_Exercise prompt_
Begin with the first line below and retype each line exactly through the line containing "const yTicks = [0.4, 0.5, 0.6, 0.7, 0.8];". Any pictures are to be left out.

::::

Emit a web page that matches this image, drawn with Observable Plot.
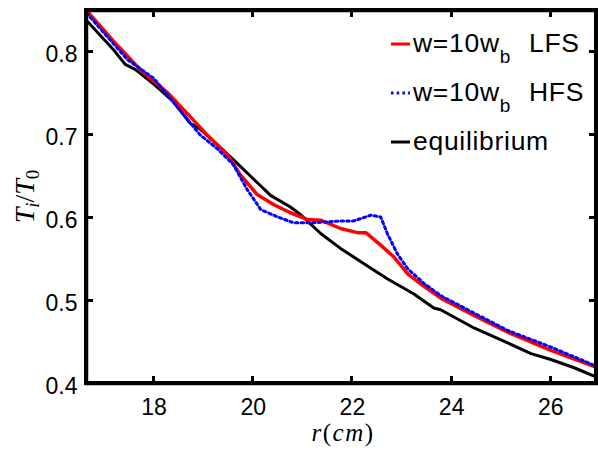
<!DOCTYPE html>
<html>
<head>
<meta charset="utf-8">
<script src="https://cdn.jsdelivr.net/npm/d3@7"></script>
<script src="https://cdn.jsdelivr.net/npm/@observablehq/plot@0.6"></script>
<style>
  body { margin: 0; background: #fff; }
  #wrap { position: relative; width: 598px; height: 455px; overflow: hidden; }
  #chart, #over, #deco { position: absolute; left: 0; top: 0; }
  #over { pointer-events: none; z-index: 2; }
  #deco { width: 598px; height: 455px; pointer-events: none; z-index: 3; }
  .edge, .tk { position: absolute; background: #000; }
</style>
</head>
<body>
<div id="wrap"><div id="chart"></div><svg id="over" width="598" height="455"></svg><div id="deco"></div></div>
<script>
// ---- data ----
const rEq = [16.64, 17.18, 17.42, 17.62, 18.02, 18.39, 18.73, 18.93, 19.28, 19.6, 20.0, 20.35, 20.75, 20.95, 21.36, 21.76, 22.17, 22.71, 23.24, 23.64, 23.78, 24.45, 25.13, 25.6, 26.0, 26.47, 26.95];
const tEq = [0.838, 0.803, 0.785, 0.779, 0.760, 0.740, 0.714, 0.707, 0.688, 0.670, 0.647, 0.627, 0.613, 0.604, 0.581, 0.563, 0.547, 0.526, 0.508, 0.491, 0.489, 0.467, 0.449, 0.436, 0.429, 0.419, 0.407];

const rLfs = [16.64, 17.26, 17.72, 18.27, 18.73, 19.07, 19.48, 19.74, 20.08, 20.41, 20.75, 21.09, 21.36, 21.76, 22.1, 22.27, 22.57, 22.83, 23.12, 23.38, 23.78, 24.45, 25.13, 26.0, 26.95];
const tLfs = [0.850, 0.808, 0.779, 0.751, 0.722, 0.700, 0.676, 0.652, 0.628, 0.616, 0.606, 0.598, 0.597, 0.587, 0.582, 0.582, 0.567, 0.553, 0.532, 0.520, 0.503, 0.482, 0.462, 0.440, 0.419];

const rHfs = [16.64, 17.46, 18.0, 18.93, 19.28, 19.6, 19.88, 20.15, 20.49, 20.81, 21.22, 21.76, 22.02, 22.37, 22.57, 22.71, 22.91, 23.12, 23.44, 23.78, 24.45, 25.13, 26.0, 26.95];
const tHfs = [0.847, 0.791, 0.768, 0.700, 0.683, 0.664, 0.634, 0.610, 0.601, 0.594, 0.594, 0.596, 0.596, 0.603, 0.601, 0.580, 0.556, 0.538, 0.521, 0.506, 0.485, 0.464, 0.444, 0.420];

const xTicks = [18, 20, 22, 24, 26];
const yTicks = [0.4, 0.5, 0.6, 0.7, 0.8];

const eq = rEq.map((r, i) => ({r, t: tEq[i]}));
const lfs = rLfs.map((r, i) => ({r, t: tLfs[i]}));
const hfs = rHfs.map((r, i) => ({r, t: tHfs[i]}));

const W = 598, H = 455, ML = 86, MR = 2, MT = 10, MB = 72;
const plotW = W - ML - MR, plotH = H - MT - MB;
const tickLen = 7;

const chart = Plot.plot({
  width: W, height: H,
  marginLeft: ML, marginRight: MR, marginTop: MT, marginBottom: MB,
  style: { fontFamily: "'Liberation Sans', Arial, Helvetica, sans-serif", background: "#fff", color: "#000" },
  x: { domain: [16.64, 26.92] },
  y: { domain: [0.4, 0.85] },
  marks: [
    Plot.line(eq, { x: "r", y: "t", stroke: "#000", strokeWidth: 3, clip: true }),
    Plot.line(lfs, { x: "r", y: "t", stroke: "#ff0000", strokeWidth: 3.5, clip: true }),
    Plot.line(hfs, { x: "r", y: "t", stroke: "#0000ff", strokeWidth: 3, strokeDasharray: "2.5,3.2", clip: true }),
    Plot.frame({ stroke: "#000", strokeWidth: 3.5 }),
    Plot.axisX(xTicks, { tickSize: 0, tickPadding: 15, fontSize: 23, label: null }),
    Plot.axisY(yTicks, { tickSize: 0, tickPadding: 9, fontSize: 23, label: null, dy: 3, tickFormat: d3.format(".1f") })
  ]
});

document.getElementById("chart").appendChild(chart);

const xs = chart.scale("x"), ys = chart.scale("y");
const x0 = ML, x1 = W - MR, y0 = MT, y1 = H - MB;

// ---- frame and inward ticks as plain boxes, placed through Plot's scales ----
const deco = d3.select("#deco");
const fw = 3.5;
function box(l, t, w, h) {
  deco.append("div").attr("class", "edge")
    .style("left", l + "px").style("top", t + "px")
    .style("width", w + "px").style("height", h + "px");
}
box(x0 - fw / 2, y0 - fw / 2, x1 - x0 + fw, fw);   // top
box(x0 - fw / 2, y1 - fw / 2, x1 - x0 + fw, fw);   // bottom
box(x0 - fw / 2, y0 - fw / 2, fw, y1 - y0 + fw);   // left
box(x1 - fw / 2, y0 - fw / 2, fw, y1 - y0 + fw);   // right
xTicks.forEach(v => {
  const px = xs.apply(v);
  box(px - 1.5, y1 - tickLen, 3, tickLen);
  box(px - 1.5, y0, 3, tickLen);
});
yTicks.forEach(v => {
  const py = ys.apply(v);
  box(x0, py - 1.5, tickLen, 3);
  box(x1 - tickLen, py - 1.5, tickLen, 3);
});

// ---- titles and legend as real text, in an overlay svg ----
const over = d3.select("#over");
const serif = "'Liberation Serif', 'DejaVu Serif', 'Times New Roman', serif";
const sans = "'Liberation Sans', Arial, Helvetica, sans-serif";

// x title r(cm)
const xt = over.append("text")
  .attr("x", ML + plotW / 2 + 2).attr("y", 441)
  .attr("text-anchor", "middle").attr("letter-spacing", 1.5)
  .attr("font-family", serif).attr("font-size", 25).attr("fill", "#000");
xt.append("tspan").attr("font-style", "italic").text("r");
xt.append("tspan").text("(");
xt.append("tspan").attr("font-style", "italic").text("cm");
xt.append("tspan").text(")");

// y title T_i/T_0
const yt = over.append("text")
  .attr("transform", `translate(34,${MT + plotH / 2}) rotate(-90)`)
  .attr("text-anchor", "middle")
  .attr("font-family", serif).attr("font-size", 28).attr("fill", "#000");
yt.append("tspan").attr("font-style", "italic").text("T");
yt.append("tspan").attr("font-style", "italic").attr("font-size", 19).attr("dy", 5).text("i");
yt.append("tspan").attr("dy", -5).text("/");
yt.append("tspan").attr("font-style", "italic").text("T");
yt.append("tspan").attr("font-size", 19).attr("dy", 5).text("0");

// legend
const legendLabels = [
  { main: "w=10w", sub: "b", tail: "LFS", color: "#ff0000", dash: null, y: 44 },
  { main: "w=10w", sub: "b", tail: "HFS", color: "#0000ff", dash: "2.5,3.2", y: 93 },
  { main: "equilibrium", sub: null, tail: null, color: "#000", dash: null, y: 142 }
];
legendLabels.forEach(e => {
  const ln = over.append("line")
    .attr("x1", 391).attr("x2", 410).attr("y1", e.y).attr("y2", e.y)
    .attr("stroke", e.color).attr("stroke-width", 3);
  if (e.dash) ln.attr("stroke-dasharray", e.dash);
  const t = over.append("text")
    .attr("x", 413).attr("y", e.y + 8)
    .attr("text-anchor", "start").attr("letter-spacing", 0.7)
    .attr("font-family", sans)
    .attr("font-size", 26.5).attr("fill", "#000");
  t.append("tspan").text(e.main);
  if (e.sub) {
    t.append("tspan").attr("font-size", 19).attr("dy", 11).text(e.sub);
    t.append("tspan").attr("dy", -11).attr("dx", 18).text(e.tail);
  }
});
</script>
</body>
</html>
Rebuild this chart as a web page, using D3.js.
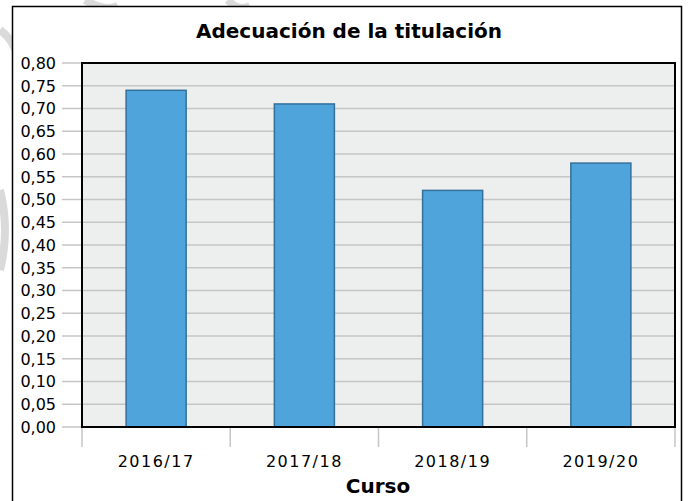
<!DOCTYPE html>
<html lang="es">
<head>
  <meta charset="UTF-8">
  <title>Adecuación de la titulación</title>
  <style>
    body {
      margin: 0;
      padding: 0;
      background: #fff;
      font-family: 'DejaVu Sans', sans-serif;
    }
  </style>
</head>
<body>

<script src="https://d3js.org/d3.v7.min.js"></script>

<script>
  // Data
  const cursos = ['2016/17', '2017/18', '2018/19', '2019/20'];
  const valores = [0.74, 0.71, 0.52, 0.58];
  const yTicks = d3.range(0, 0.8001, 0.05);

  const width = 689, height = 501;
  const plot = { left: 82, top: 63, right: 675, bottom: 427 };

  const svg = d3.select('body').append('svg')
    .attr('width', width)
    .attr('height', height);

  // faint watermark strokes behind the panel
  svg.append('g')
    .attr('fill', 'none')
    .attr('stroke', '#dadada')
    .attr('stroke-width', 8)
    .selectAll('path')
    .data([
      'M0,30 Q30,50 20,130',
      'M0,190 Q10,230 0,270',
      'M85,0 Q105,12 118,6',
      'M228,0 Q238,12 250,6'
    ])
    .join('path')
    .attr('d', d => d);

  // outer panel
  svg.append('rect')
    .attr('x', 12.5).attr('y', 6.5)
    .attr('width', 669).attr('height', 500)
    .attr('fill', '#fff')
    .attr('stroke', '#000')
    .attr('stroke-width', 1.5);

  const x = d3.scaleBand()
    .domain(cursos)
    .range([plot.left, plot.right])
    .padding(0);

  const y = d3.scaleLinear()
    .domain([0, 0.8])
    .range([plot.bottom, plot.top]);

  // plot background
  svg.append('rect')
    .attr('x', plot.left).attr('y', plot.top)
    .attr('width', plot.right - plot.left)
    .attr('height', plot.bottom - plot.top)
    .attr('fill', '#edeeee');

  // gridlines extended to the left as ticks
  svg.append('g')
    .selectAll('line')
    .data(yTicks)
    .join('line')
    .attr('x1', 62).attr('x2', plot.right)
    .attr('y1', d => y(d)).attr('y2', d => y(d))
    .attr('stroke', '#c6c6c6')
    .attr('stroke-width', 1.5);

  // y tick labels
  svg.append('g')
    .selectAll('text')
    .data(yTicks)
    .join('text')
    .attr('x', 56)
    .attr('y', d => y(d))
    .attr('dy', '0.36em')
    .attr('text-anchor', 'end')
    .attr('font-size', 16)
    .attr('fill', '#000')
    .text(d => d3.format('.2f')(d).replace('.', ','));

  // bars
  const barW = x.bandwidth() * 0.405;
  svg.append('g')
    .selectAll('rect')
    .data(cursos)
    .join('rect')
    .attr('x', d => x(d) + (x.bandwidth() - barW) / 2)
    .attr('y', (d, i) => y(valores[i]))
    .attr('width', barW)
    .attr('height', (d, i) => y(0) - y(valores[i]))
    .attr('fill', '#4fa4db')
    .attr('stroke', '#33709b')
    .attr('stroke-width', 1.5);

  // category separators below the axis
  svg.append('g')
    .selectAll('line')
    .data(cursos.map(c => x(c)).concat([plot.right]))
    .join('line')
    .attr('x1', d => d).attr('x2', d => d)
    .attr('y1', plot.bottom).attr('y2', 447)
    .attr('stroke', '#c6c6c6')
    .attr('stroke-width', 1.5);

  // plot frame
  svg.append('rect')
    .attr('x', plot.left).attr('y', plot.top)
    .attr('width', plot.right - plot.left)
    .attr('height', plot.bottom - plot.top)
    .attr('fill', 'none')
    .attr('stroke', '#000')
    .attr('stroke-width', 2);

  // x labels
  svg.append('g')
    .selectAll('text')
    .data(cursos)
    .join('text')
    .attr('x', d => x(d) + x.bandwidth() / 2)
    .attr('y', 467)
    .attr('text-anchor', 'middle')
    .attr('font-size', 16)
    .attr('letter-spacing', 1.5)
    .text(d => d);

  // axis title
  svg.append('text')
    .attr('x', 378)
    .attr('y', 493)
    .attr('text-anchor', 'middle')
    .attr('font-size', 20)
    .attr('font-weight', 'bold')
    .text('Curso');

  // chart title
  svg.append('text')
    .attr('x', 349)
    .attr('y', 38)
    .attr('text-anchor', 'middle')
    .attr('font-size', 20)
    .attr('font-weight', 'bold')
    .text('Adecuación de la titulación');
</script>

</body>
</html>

::::

_Solution to this exercise_
Emit a web page that matches this image, drawn with Observable Plot.
<!DOCTYPE html>
<html>
<head>
<meta charset="utf-8">
<script src="https://cdn.jsdelivr.net/npm/d3@7"></script>
<script src="https://cdn.jsdelivr.net/npm/@observablehq/plot@0.6"></script>
<style>
  body { margin: 0; background: #fff; }
  #wrap { position: relative; width: 598px; height: 455px; overflow: hidden; }
  #chart, #over, #deco { position: absolute; left: 0; top: 0; }
  #over { pointer-events: none; z-index: 2; }
  #deco { width: 598px; height: 455px; pointer-events: none; z-index: 3; }
  .edge, .tk { position: absolute; background: #000; }
</style>
</head>
<body>
<div id="wrap"><div id="chart"></div><svg id="over" width="598" height="455"></svg><div id="deco"></div></div>
<script>
// ---- data ----
const rEq = [16.64, 17.18, 17.42, 17.62, 18.02, 18.39, 18.73, 18.93, 19.28, 19.6, 20.0, 20.35, 20.75, 20.95, 21.36, 21.76, 22.17, 22.71, 23.24, 23.64, 23.78, 24.45, 25.13, 25.6, 26.0, 26.47, 26.95];
const tEq = [0.838, 0.803, 0.785, 0.779, 0.760, 0.740, 0.714, 0.707, 0.688, 0.670, 0.647, 0.627, 0.613, 0.604, 0.581, 0.563, 0.547, 0.526, 0.508, 0.491, 0.489, 0.467, 0.449, 0.436, 0.429, 0.419, 0.407];

const rLfs = [16.64, 17.26, 17.72, 18.27, 18.73, 19.07, 19.48, 19.74, 20.08, 20.41, 20.75, 21.09, 21.36, 21.76, 22.1, 22.27, 22.57, 22.83, 23.12, 23.38, 23.78, 24.45, 25.13, 26.0, 26.95];
const tLfs = [0.850, 0.808, 0.779, 0.751, 0.722, 0.700, 0.676, 0.652, 0.628, 0.616, 0.606, 0.598, 0.597, 0.587, 0.582, 0.582, 0.567, 0.553, 0.532, 0.520, 0.503, 0.482, 0.462, 0.440, 0.419];

const rHfs = [16.64, 17.46, 18.0, 18.93, 19.28, 19.6, 19.88, 20.15, 20.49, 20.81, 21.22, 21.76, 22.02, 22.37, 22.57, 22.71, 22.91, 23.12, 23.44, 23.78, 24.45, 25.13, 26.0, 26.95];
const tHfs = [0.847, 0.791, 0.768, 0.700, 0.683, 0.664, 0.634, 0.610, 0.601, 0.594, 0.594, 0.596, 0.596, 0.603, 0.601, 0.580, 0.556, 0.538, 0.521, 0.506, 0.485, 0.464, 0.444, 0.420];

const xTicks = [18, 20, 22, 24, 26];
const yTicks = [0.4, 0.5, 0.6, 0.7, 0.8];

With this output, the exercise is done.